Etkileşimci Dil Öğrenimi Kuramı
Piaget’nin bu görüşüne göre dil, kalıtım ve çevre etkileşimiyle gerçekleşir. Çocuklar dil öğrenme yeteneğiyle dünyaya gelirler ve dili kazanmaya gereksinim duyarlar. Dilin kazanılmasından önce çocukta zihinsel faaliyetler vardır.

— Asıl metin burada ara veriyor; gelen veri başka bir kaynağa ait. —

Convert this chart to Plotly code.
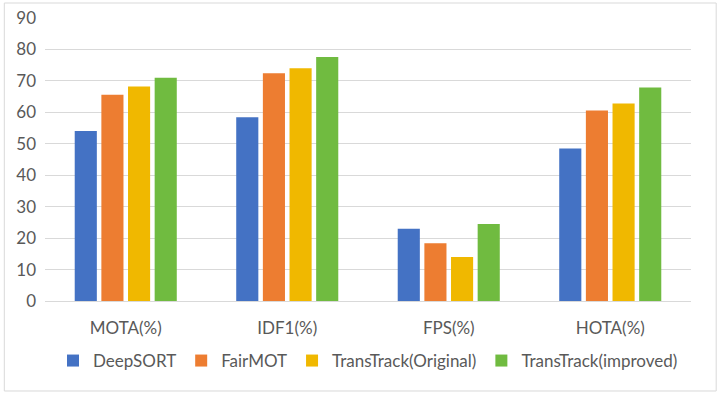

Piaget’nin söylediği gibi ilk iki yıl çocuklar kendilerini duyusal devinim yoluyla ifade ederler. Duyu motor dönemde ses uyarıcısının bebekte ses üretmeyi doğurması, sesle yapılan taklidin başlangıcıdır. Bebek ses şemaları üretir. Bundan hoşlanır. Bu birinci döngüsel tepkilere örnektir. Sonra bu şemaları başkalaştırır, yeni sesler üretir. Zamanla da bu üretilenlerin çevre üzerindeki etkileri önem kazanır. Şemalar yeni durumlara genellenir ve yeni durumlara uymak için şemalar değişir. İki yaşına gelen çocuk olaylar, insanlar ve durumlarla ses bağlantısı kurar. İnsanları ve nesneleri temsil eden bir semboller sistemi geliştirir. Çocuk için bu sistem, sonraki zihinsel gelişimi için de gereklidir. Çünkü dil ve zihin birbirine paralellik göstermektedir.
Piaget, çocukların konuşmasının bir dinleyici için anlamlı olup olmamasının önemli olmadığını, daha çok “kendileri için konuştuklarını” belirtmiştir. Bunu da benmerkezci konuşma olarak tanımlamaktadır. Yaşıtları ile konuşmalar sonucu diğerlerinin kendilerinden farklı bir bakış açısına sahip olduklarını fark ettiklerinde benmerkezci konuşmanın yavaş yavaş azaldığını ve dinleyici ile uyumlu sosyal konuşmayı tercih ettiklerini ifade etmektedir. Dil gelişimi ve bilişsel beceriler çocuğun çevresiyle etkileşimlerinden çı-kardığı sonuçlarla gelişir. Bebekler doğumdan itibaren konuşmaya tepki verirler ve 3–4 aylıkken gülümserler ve aşina oldukları sese doğru dönerler. Çevreyle etkileşime girmenin dil gelişimi üzerinde özellikle, çocuğun sözcükleri somut nesnelerle ve etkinliklerle birleştirmesi ve iletişim ve düşünme için bir çatı oluşturması üzerinde büyük etkisi vardır.